Having recently exhibited at Los Angeles’ Hashimoto Contemporary gallery, Travelers is a curious collection of paintings featuring liminal spaces and the mysterious strangers that inhabit them. Expertly cropped by the Savannah College of Art and Design alumna, these images give nothing away without viewers studying them closely.
At first glance, they might appear to be pleasant enough paintings of living rooms, shoes and people, but some tell-tale details emerge on closer inspection. What does that bottle of prescription pills on the coffee table mean? Where is the smoking man with the suitcase going? And what message could possibly be contained in the woman’s wax-sealed envelope? It’s up to you to decide.
Adding to the intrigue is the composition. There are no faces here, only obscure details. Even familiar settings like a living room or objects like a television take on a strange, uncanny quality in Angela’s paintings. This is a world you recognise but not one you know.
If only the details in the paintings could speak and fill you in. What does the dog on the sofa know about what’s happened in front of it? What do the discarded shoes and socks know about who kicked them off? We’ll never know for sure, but the fun comes in piecing together a story of your own imagining.
Aptly described by Hashimoto Contemporary as a “memory of an encounter”, these paintings deftly capture those fleeting strangers who dash through life’s transient spaces. We all recognise them, dancing around at the edge of our field of vision, living lives we’ll never quite understand. But in these paintings, Angela gives us a tantalising glimpse of them.
As an artist, Angela is influenced by anachronistic images of fashion and personal objects. This presents itself in Travelers through the peculiar wardrobes of the figures, which seem to collide with the furniture and technology of their surroundings.
Pinstripe suits and luggage bags from yesteryear sit uncomfortably alongside more contemporary interior spaces, all indicating “complex psychological and social relationships with one another,” according to the gallery.

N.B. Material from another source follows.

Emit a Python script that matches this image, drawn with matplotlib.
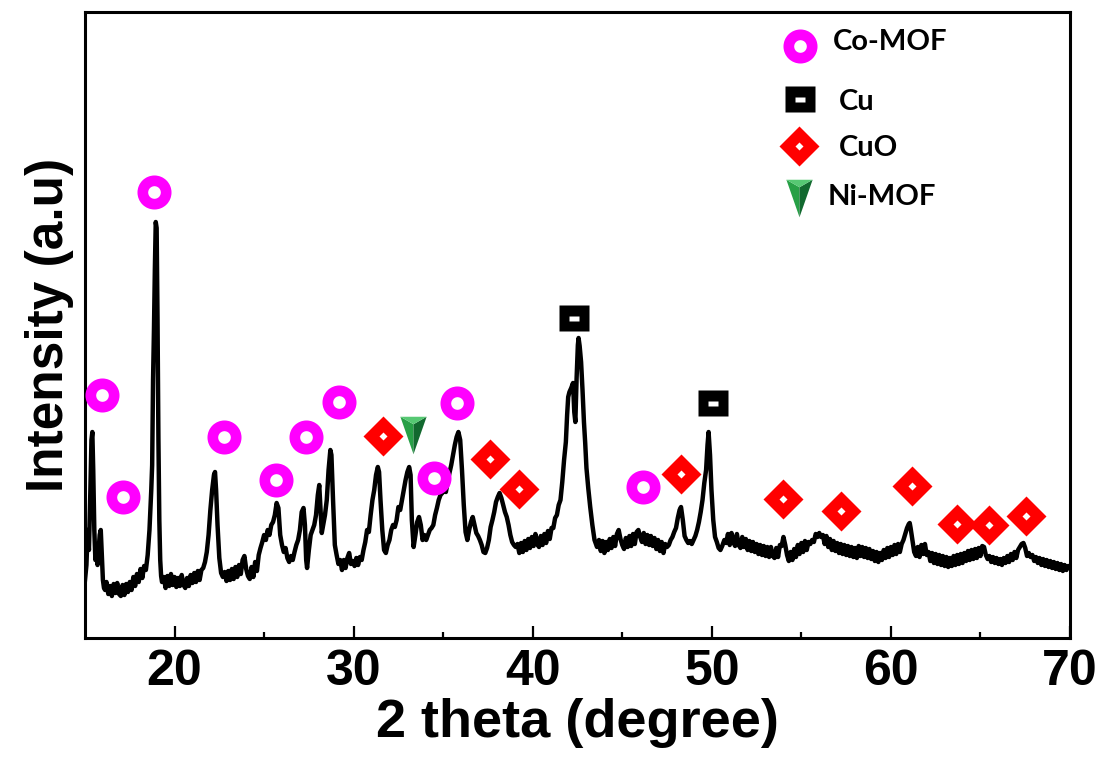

Headless figures are another familiar motif in Angela’s work that resurfaces here. In doing so, even a person is reduced to an unknowable collection of objects such as a shirt, a bandage, and a smart pair of shoes.
Paired with everyday items deliberately deployed to act as signifiers and bursting with “ripe potential”, these paintings provide glimpses into the identities of strangers by establishing relationships between people and objects.
“The jewellery, the clothing, the purses, and suitcases give me some insight into who I imagine the person to be,” teases Burson. “They’re a window into a story about a person in passing.”